Сказанное позволяет предложить гипотезу, согласно которой формирование первых двух порядков интеллигенции происходит в обществе не стихийно, а по вполне определенной модели. А именно: по мере становления новой формации с ее особым политико-экономическим и социально-культурным укладом, господствующие де-юре или де-факто классы и сословия создают свою интеллигенцию, которая вскоре с успехом претендует на роль общественного и культурного лидера, оттесняя с этого места разносословную непривилегированную интеллигенцию. То есть, в рамках процесса развития формации от зарождения до распада вероятность того, что врачом или инженером будет, условно говоря, «дворянин», а искусствоведом или философом «разночинец», – максимальна в начале и минимальна в апогее.
Подобное сословное расслоение деятелей умственного труда, в силу того, что в нем участвует осознанная воля людей, есть процесс хотя и естественный, но как бы и насильственный. А потому весьма болезненный. Поэтому социальная напряженность между различными отрядами, слоями интеллигенции, и без того немалая из-за материального и другого неравенства, имеет тенденцию к обострению по мере созревания общества. В результате общество, заметно выигрывая в сфере культуры, столь же заметно проигрывает в смысле консолидации.
Данная закономерность не имеет отношения к интеллигенции Третьего порядка, ибо природа гениальности обусловлена причудливой игрой генов и целым рядом иных, не зависящих от людей обстоятельств, и в принципе не имеет, по-видимому, жесткой связи с социальным происхождением.

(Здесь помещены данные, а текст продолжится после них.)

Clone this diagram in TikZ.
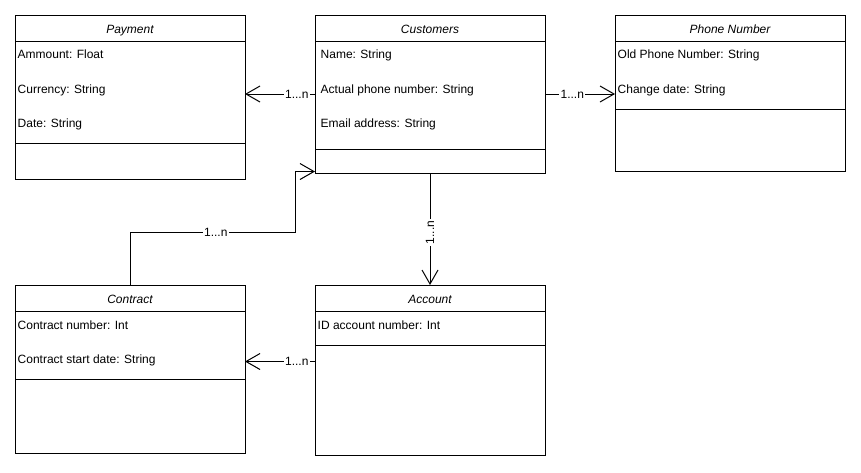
\documentclass[tikz,border=0pt]{standalone}
\usepackage{fontspec}
\setmainfont{Liberation Sans}
\usetikzlibrary{arrows.meta,calc}
\begin{document}
\begin{tikzpicture}[x=1pt,y=-1pt,
  every node/.style={font=\fontsize{12}{14}\selectfont},
  classbox/.style={draw=black, line width=1pt, anchor=north west,
    minimum width=230pt, inner sep=0pt, outer sep=0pt},
  sepline/.style={draw=black, line width=1pt},
  title/.style={anchor=base, inner sep=0pt, font=\fontsize{12}{14}\selectfont\itshape},
  attr/.style={anchor=base west, inner sep=0pt},
  assoc/.style={draw=black, line width=1pt,
    -{Straight Barb[length=14pt,width=16pt,line width=1pt]}},
  mult/.style={fill=white, inner sep=1.5pt}
]
\useasboundingbox[fill=white] (0,0) rectangle (861,472);

% ---------- Payment ----------
\node[classbox, minimum height=164pt] (pay) at (15,15) {};
\draw[sepline] ($(pay.north west)+(0,26.5)$) -- ($(pay.north east)+(0,26.5)$);
\draw[sepline] ($(pay.north west)+(0,128.5)$) -- ($(pay.north east)+(0,128.5)$);
\node[title] (payT) at ($(pay.north)+(0,18)$) {Payment};
\node[attr] (pay1) at ($(pay.north west)+(2.5,43.5)$) {Ammount: Float};
\node[attr] (pay2) at ($(pay.north west)+(2.5,78)$) {Currency: String};
\node[attr] (pay3) at ($(pay.north west)+(2.5,112)$) {Date: String};

% ---------- Customers ----------
\node[classbox, minimum height=158pt] (cust) at (315,15) {};
\draw[sepline] ($(cust.north west)+(0,26.5)$) -- ($(cust.north east)+(0,26.5)$);
\draw[sepline] ($(cust.north west)+(0,134)$) -- ($(cust.north east)+(0,134)$);
\node[title] (custT) at ($(cust.north)+(0,18)$) {Customers};
\node[attr] (cust1) at ($(cust.north west)+(5.5,43.5)$) {Name: String};
\node[attr] (cust2) at ($(cust.north west)+(5.5,78)$) {Actual phone number: String};
\node[attr] (cust3) at ($(cust.north west)+(5.5,112)$) {Email address: String};

% ---------- Phone Number ----------
\node[classbox, minimum height=156.5pt] (phone) at (615,15) {};
\draw[sepline] ($(phone.north west)+(0,26.5)$) -- ($(phone.north east)+(0,26.5)$);
\draw[sepline] ($(phone.north west)+(0,94)$) -- ($(phone.north east)+(0,94)$);
\node[title] (phoneT) at ($(phone.north)+(0,18)$) {Phone Number};
\node[attr] (phone1) at ($(phone.north west)+(2.5,43.5)$) {Old Phone Number: String};
\node[attr] (phone2) at ($(phone.north west)+(2.5,78)$) {Change date: String};

% ---------- Contract ----------
\node[classbox, minimum height=168pt] (con) at (15,285) {};
\draw[sepline] ($(con.north west)+(0,26.5)$) -- ($(con.north east)+(0,26.5)$);
\draw[sepline] ($(con.north west)+(0,94)$) -- ($(con.north east)+(0,94)$);
\node[title] (conT) at ($(con.north)+(0,18)$) {Contract};
\node[attr] (con1) at ($(con.north west)+(2.5,44)$) {Contract number: Int};
\node[attr] (con2) at ($(con.north west)+(2.5,78)$) {Contract start date: String};

% ---------- Account ----------
\node[classbox, minimum height=170pt] (acc) at (315,285) {};
\draw[sepline] ($(acc.north west)+(0,26.5)$) -- ($(acc.north east)+(0,26.5)$);
\draw[sepline] ($(acc.north west)+(0,60)$) -- ($(acc.north east)+(0,60)$);
\node[title] (accT) at ($(acc.north)+(0,18)$) {Account};
\node[attr] (acc1) at ($(acc.north west)+(2.5,44)$) {ID account number: Int};

% ---------- Associations ----------
\draw[assoc] (cust.west) -- node[mult, pos=0.26] {1...n} (cust.west -| pay.east);
\draw[assoc] (cust.east) -- node[mult, pos=0.39] {1...n} (cust.east -| phone.west);
\draw[assoc] (cust.south) -- node[mult, pos=0.53, rotate=90] {1...n} (acc.north);

\coordinate (k1) at (295,232);
\coordinate (k2) at ($(cust.south west)+(0,-1.5)$);
\draw[assoc] (con.north) |- node[mult, pos=0.76] {1...n} (k1) |- (k2);

\coordinate (k3) at ($(acc.north west)+(0,76.5)$);
\draw[assoc] (k3) -- node[mult, pos=0.26] {1...n} (k3 -| con.east);
\end{tikzpicture}
\end{document}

ТРЕТЬЯ родовая особенность интеллигенции обнаружена давно. Это ее индивидуализм. Он глубоко обусловлен образом формирования и бытия интеллигенции. Процесс созревания интеллигента (несмотря на то, что его обучение происходит поточным методом и в коллективе) глубоко индивидуален, ибо знания, навыки не столько даются, сколько берутся; это процесс творческий, сильно зависящий от личности обучаемого. Интеллигент всегда, таким образом, – продукт «штучный». И в дальнейшем условия жизни и труда большей части интеллигенции на каждом шагу акцентируют личностное начало, которое и осознается ею как высшая ценность. Отсюда свойственные интеллигенту повышенное чувство личной ответственности, его пристрастие к людям, вещам и поступкам, отмеченным яркой индивидуальностью, его стремление «быть не как все», нелюбовь к массе и массовому и т. д.